For yet others, the allure of China is to see how the other half lives. What is it like to be Chinese on a daily basis?

If you want to check out what life is like, there are plenty of ways to do this. The best is to find local cafes and restaurants that serve up traditional cuisine. You’ll find these family owned businesses all over the main cities like Shanghai and Tientsin. You can also check out local temples and get involved in the religious life of the community.

When Should You Go?

Peak times in China differ from peak times in other places. Here the best time to go is in the Spring between March and May. During this period, the weather is best. The weather is also good the other side of the summer from September to early December. Prices tend to be lower around these periods too, which is a bonus. But be careful if travelling around the Easter weekend. Prices tend to be higher.

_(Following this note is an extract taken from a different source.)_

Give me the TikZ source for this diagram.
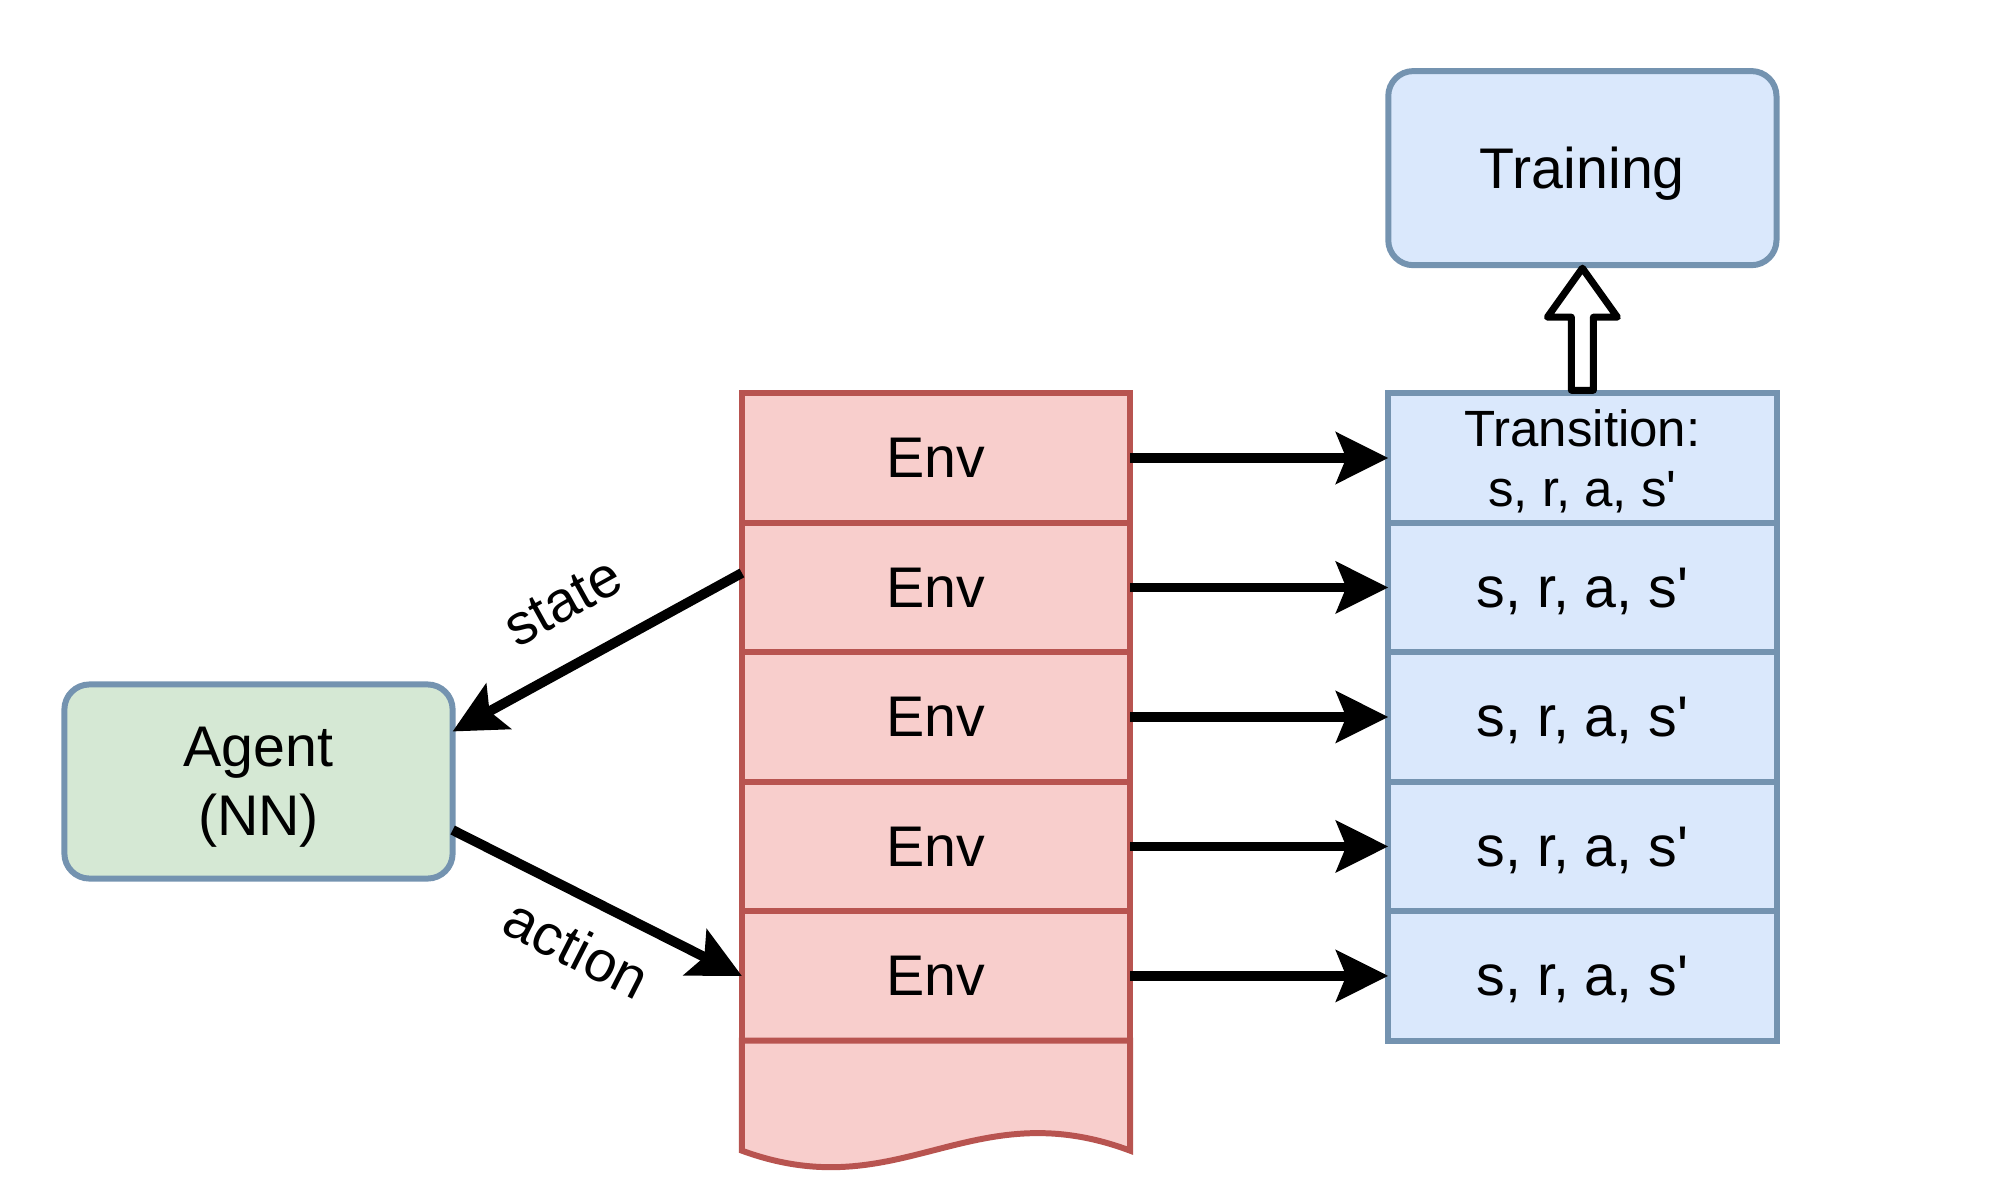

You may also want to avoid Chinese public holidays if you don’t like crowds. There are three major holidays in the Chinese calendar. The first is the Chinese New Year, also called the spring festival. This usually kicks off in late January or early February. The second major holiday is the May holiday. In the first week of May. And the third is the so-called National Day. This is held during the first week of October. During these periods, tourist attractions become very crowded.

And What About The Local Etiquette?

Let’s start with photographs first, as this regularly gets tourists into trouble. Photographs should only be taken with a person’s express consent. Taking photos is prohibited at museums, airports and, not surprisingly, military bases. You may also encounter tourist “video fees.” These are fees charged by tourist site operators for people who want to film their sites. These fees should be minimal.

What about food? The food in China is varied depending on the region. Generally, the north of the country eats a diet based around wheat. In the south, the diet is based around rice. In the north, you’ll find dishes like Peking duck, noodles and spring rolls. In general, the food in the north is heavier than the food in the south.

As you move further south, the food begins to change. Shanghai is home to some of the best seafood in the whole of China. And if you go to the west of the country, you’ll encounter Sichuan cooking. Sichuan food is spicy and centred around the unusual flavour of Sichuan pepper. To the south, you’ll find Cantonese food, made famous by dim sum.

If you have a tour guide, it is customary in China to tip. Tour guides, porters and drivers depend on tips to supplement their income. Experts suggest tipping tour guides around 100 Yuan per day, drivers 50 and porters 5 Yuan.

Tipping elsewhere, like at hotels, is often discretionary. But to grease the wheels, most travel guides suggest making a tip of around 10 Yuan. Just beware that, like most places, credit cards might not be accepted.

Finally, it’s worth noting that in some rural Chinese communities spitting in public is not seen as rude. Prepare yourself accordingly.